E-cigs, other smoke-free alternatives at center of Lou Maiellano’s CRU session
GLENDALE, Ariz.— “Eighty percent of smokers are looking for alternatives,” Lou Maiellano informed the tobacco retailers and manufacturers attending his “Satisfying Tobacco & OTP Shopper Needs” Convenience Retailing University (CRU) session. “They’re not always looking to quit, but they want alternatives.”
As a former tobacco buyer for Sunoco and current president of the Sevierville, Tenn.-based Taz Marketing & Consulting Group, Maiellano believes both retailers and manufacturers need to embrace the alternative and smoke-free tobacco products consumers are calling for.

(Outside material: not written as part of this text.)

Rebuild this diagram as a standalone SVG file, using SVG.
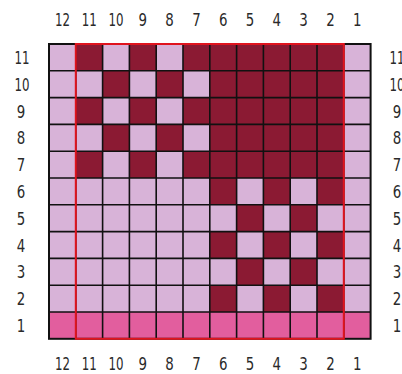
<svg xmlns="http://www.w3.org/2000/svg" width="402" height="374" viewBox="0 0 402 374">
<style>
.L{fill:#D8B3D8}
.D{fill:#8B1A33}
.P{fill:#E25E9E}
.grid{fill:none;stroke:#111;stroke-width:1.6}
.frame{fill:none;stroke:#111;stroke-width:2}
.red{fill:none;stroke:#E0141E;stroke-width:2}
text{font-family:"DejaVu Sans Condensed","Liberation Sans",sans-serif;font-stretch:condensed;font-size:17.5px;fill:#2a2a2a;text-anchor:middle}
</style>
<rect width="402" height="374" fill="#fff"/>
<g id="chart">
<rect class="L" x="49" y="44" width="321.6" height="294.8"/>
<rect class="P" x="49" y="312" width="321.6" height="26.8"/>
<rect class="D" x="209.8" y="44" width="134" height="134"/>
<g id="dark-cells">
<rect class="D" x="183" y="44" width="26.8" height="26.8"/>
<rect class="D" x="183" y="97.6" width="26.8" height="26.8"/>
<rect class="D" x="183" y="151.2" width="26.8" height="26.8"/>
<rect class="D" x="75.8" y="44" width="26.8" height="26.8"/>
<rect class="D" x="75.8" y="97.6" width="26.8" height="26.8"/>
<rect class="D" x="75.8" y="151.2" width="26.8" height="26.8"/>
<rect class="D" x="129.4" y="44" width="26.8" height="26.8"/>
<rect class="D" x="129.4" y="97.6" width="26.8" height="26.8"/>
<rect class="D" x="129.4" y="151.2" width="26.8" height="26.8"/>
<rect class="D" x="102.6" y="70.8" width="26.8" height="26.8"/>
<rect class="D" x="102.6" y="124.4" width="26.8" height="26.8"/>
<rect class="D" x="156.2" y="70.8" width="26.8" height="26.8"/>
<rect class="D" x="156.2" y="124.4" width="26.8" height="26.8"/>
<rect class="D" x="209.8" y="178" width="26.8" height="26.8"/>
<rect class="D" x="263.4" y="178" width="26.8" height="26.8"/>
<rect class="D" x="317" y="178" width="26.8" height="26.8"/>
<rect class="D" x="209.8" y="231.6" width="26.8" height="26.8"/>
<rect class="D" x="263.4" y="231.6" width="26.8" height="26.8"/>
<rect class="D" x="317" y="231.6" width="26.8" height="26.8"/>
<rect class="D" x="209.8" y="285.2" width="26.8" height="26.8"/>
<rect class="D" x="263.4" y="285.2" width="26.8" height="26.8"/>
<rect class="D" x="317" y="285.2" width="26.8" height="26.8"/>
<rect class="D" x="236.6" y="204.8" width="26.8" height="26.8"/>
<rect class="D" x="290.2" y="204.8" width="26.8" height="26.8"/>
<rect class="D" x="236.6" y="258.4" width="26.8" height="26.8"/>
<rect class="D" x="290.2" y="258.4" width="26.8" height="26.8"/>
</g>
<path class="grid" d="M75.8 44V338.8M102.6 44V338.8M129.4 44V338.8M156.2 44V338.8M183 44V338.8M209.8 44V338.8M236.6 44V338.8M263.4 44V338.8M290.2 44V338.8M317 44V338.8M343.8 44V338.8M49 70.8H370.6M49 97.6H370.6M49 124.4H370.6M49 151.2H370.6M49 178H370.6M49 204.8H370.6M49 231.6H370.6M49 258.4H370.6M49 285.2H370.6M49 312H370.6"/>
<rect class="frame" x="49" y="44" width="321.6" height="294.8"/>
<rect class="red" x="75.8" y="44" width="268" height="294.8"/>
</g>
<g id="top-labels">
<text x="62.4" y="26" textLength="15" lengthAdjust="spacingAndGlyphs">12</text><text x="89.2" y="26" textLength="15" lengthAdjust="spacingAndGlyphs">11</text><text x="116" y="26" textLength="15" lengthAdjust="spacingAndGlyphs">10</text><text x="142.8" y="26" textLength="8.5" lengthAdjust="spacingAndGlyphs">9</text><text x="169.6" y="26" textLength="8.5" lengthAdjust="spacingAndGlyphs">8</text><text x="196.4" y="26" textLength="8.5" lengthAdjust="spacingAndGlyphs">7</text><text x="223.2" y="26" textLength="8.5" lengthAdjust="spacingAndGlyphs">6</text><text x="250" y="26" textLength="8.5" lengthAdjust="spacingAndGlyphs">5</text><text x="276.8" y="26" textLength="8.5" lengthAdjust="spacingAndGlyphs">4</text><text x="303.6" y="26" textLength="8.5" lengthAdjust="spacingAndGlyphs">3</text><text x="330.4" y="26" textLength="8.5" lengthAdjust="spacingAndGlyphs">2</text><text x="357.2" y="26" textLength="8.5" lengthAdjust="spacingAndGlyphs">1</text>
</g>
<g id="bottom-labels">
<text x="62.4" y="370" textLength="15" lengthAdjust="spacingAndGlyphs">12</text><text x="89.2" y="370" textLength="15" lengthAdjust="spacingAndGlyphs">11</text><text x="116" y="370" textLength="15" lengthAdjust="spacingAndGlyphs">10</text><text x="142.8" y="370" textLength="8.5" lengthAdjust="spacingAndGlyphs">9</text><text x="169.6" y="370" textLength="8.5" lengthAdjust="spacingAndGlyphs">8</text><text x="196.4" y="370" textLength="8.5" lengthAdjust="spacingAndGlyphs">7</text><text x="223.2" y="370" textLength="8.5" lengthAdjust="spacingAndGlyphs">6</text><text x="250" y="370" textLength="8.5" lengthAdjust="spacingAndGlyphs">5</text><text x="276.8" y="370" textLength="8.5" lengthAdjust="spacingAndGlyphs">4</text><text x="303.6" y="370" textLength="8.5" lengthAdjust="spacingAndGlyphs">3</text><text x="330.4" y="370" textLength="8.5" lengthAdjust="spacingAndGlyphs">2</text><text x="357.2" y="370" textLength="8.5" lengthAdjust="spacingAndGlyphs">1</text>
</g>
<g id="left-labels">
<text x="22" y="64" textLength="15" lengthAdjust="spacingAndGlyphs">11</text><text x="22" y="90.8" textLength="15" lengthAdjust="spacingAndGlyphs">10</text><text x="21" y="117.6" textLength="8.5" lengthAdjust="spacingAndGlyphs">9</text><text x="21" y="144.4" textLength="8.5" lengthAdjust="spacingAndGlyphs">8</text><text x="21" y="171.2" textLength="8.5" lengthAdjust="spacingAndGlyphs">7</text><text x="21" y="198" textLength="8.5" lengthAdjust="spacingAndGlyphs">6</text><text x="21" y="224.8" textLength="8.5" lengthAdjust="spacingAndGlyphs">5</text><text x="21" y="251.6" textLength="8.5" lengthAdjust="spacingAndGlyphs">4</text><text x="21" y="278.4" textLength="8.5" lengthAdjust="spacingAndGlyphs">3</text><text x="21" y="305.2" textLength="8.5" lengthAdjust="spacingAndGlyphs">2</text><text x="21" y="332" textLength="8.5" lengthAdjust="spacingAndGlyphs">1</text>
</g>
<g id="right-labels">
<text x="397" y="64" textLength="15" lengthAdjust="spacingAndGlyphs">11</text><text x="397" y="90.8" textLength="15" lengthAdjust="spacingAndGlyphs">10</text><text x="397" y="117.6" textLength="8.5" lengthAdjust="spacingAndGlyphs">9</text><text x="397" y="144.4" textLength="8.5" lengthAdjust="spacingAndGlyphs">8</text><text x="397" y="171.2" textLength="8.5" lengthAdjust="spacingAndGlyphs">7</text><text x="397" y="198" textLength="8.5" lengthAdjust="spacingAndGlyphs">6</text><text x="397" y="224.8" textLength="8.5" lengthAdjust="spacingAndGlyphs">5</text><text x="397" y="251.6" textLength="8.5" lengthAdjust="spacingAndGlyphs">4</text><text x="397" y="278.4" textLength="8.5" lengthAdjust="spacingAndGlyphs">3</text><text x="397" y="305.2" textLength="8.5" lengthAdjust="spacingAndGlyphs">2</text><text x="397" y="332" textLength="8.5" lengthAdjust="spacingAndGlyphs">1</text>
</g>
</svg>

“The big winners will be [manufacturers] that find socially acceptable ways to deliver the satisfaction of tobacco to those who desire that satisfaction,” Maiellano said, “and [retailers] that look at what products meet the consumer’s needs in the future and aggressively embrace the opportunities that change brings to their business.”
Electronic cigarettes seem to be a natural fit for the “socially acceptable” products describe–and with Taz Marketing’s numbers showing the nascent segment netting between $650 million to $700 million in sales during 2012, there is reason for the growing excitement over the category.
Still, with “probably 380 electronic cigarette companies selling in the U.S.,” Maiellano warned retailers to be cautious. “The majority of reports coming out in the media are not right,” he said. “There’s a lot of misconceptions out there.”
One of the big misconceptions out there comes from companies claiming to be No. 1, claiming a majority of electronic cigarette sales: Maiellano joked that by his calculations, five e-cig companies accounted for 140% of sales last year.
And even if a company does have the numbers to back up such claims, it doesn’t necessarily ensure success in the long run.
“Companies that were one day No. 1 are now extinct,” said Maiellano, citing Smoker’s 1 Choice, a brand that was quite successful in the early years of electronic cigarettes, but is now obsolete.
That’s not to say electronic cigarettes won’t have a prominent place in the “no-smoke zones” and “ATP” (alternative tobacco product) sections Maiellano encouraged retailers to consider–just that they need to have patience with the evolving category.
“It’s very important to realize that more new products fail than succeed,” said Maiellano, noting that a mere 41.2% of new tobacco products succeed after six months. “But we need to give them a fair chance.”
“Times are changing,” he said. “Accept it and go with it. Accept the challenge, look at the opportunities, be aggressive and segment your market–one size does not fit all. Managing this category will have many challenges; managing this category will have many rewards.”